# Exercise instructions:
Extract the lines from the start through the line that holds "lw=1.2, zorder=3))", both included, omitting all images.

# Provided data:
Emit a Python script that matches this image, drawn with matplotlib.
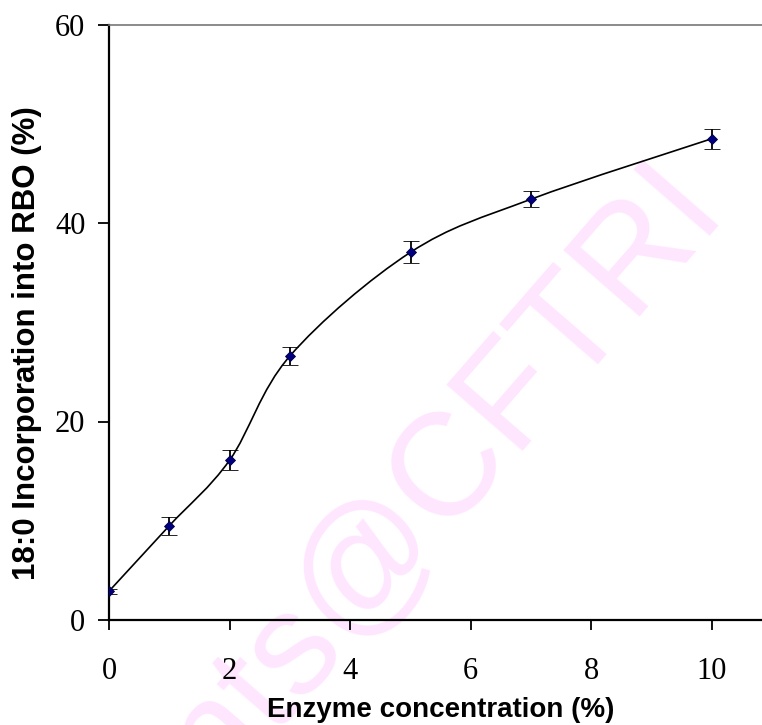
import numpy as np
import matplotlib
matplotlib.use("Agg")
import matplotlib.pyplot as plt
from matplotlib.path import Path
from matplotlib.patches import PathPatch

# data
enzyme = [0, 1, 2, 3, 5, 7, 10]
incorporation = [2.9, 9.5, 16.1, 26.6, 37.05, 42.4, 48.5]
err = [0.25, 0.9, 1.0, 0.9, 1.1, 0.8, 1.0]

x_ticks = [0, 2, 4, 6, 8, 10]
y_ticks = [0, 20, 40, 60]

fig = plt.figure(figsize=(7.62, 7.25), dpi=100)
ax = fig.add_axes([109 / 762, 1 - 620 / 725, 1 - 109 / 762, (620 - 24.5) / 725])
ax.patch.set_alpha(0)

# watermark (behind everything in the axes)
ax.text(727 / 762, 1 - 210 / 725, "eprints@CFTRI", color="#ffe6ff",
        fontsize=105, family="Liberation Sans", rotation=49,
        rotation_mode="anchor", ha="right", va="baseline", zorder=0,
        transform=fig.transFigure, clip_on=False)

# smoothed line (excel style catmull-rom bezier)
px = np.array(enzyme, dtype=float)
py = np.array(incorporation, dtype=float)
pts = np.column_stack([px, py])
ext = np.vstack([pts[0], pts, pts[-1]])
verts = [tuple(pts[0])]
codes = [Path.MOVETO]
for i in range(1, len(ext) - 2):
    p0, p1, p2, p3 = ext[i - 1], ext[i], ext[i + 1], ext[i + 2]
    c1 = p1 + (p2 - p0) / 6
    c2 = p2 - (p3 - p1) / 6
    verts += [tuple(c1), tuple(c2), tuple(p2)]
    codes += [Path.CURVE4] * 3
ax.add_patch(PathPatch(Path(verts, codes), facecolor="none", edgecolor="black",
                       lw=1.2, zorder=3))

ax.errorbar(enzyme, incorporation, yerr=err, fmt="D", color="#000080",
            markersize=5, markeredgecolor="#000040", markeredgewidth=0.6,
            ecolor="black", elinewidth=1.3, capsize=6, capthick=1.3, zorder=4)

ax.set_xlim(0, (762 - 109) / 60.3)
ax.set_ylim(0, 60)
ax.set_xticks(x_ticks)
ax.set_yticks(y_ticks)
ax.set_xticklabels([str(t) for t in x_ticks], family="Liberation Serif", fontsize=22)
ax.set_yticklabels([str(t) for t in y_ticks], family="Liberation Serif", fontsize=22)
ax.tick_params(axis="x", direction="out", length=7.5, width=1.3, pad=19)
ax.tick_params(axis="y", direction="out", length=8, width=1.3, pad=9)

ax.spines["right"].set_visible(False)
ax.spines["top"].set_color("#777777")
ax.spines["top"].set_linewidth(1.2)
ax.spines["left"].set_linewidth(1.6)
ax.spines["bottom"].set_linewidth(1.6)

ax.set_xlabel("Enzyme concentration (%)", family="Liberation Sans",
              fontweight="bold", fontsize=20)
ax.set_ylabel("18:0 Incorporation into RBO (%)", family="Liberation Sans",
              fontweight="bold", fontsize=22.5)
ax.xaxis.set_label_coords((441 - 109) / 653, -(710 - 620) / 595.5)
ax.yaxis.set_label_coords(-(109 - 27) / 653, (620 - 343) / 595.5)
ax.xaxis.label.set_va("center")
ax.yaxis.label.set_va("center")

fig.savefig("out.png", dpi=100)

# Response for this exercise:
Emit a Python script that matches this image, drawn with matplotlib.
import numpy as np
import matplotlib
matplotlib.use("Agg")
import matplotlib.pyplot as plt
from matplotlib.path import Path
from matplotlib.patches import PathPatch

# data
enzyme = [0, 1, 2, 3, 5, 7, 10]
incorporation = [2.9, 9.5, 16.1, 26.6, 37.05, 42.4, 48.5]
err = [0.25, 0.9, 1.0, 0.9, 1.1, 0.8, 1.0]

x_ticks = [0, 2, 4, 6, 8, 10]
y_ticks = [0, 20, 40, 60]

fig = plt.figure(figsize=(7.62, 7.25), dpi=100)
ax = fig.add_axes([109 / 762, 1 - 620 / 725, 1 - 109 / 762, (620 - 24.5) / 725])
ax.patch.set_alpha(0)

# watermark (behind everything in the axes)
ax.text(727 / 762, 1 - 210 / 725, "eprints@CFTRI", color="#ffe6ff",
        fontsize=105, family="Liberation Sans", rotation=49,
        rotation_mode="anchor", ha="right", va="baseline", zorder=0,
        transform=fig.transFigure, clip_on=False)

# smoothed line (excel style catmull-rom bezier)
px = np.array(enzyme, dtype=float)
py = np.array(incorporation, dtype=float)
pts = np.column_stack([px, py])
ext = np.vstack([pts[0], pts, pts[-1]])
verts = [tuple(pts[0])]
codes = [Path.MOVETO]
for i in range(1, len(ext) - 2):
    p0, p1, p2, p3 = ext[i - 1], ext[i], ext[i + 1], ext[i + 2]
    c1 = p1 + (p2 - p0) / 6
    c2 = p2 - (p3 - p1) / 6
    verts += [tuple(c1), tuple(c2), tuple(p2)]
    codes += [Path.CURVE4] * 3
ax.add_patch(PathPatch(Path(verts, codes), facecolor="none", edgecolor="black",
                       lw=1.2, zorder=3))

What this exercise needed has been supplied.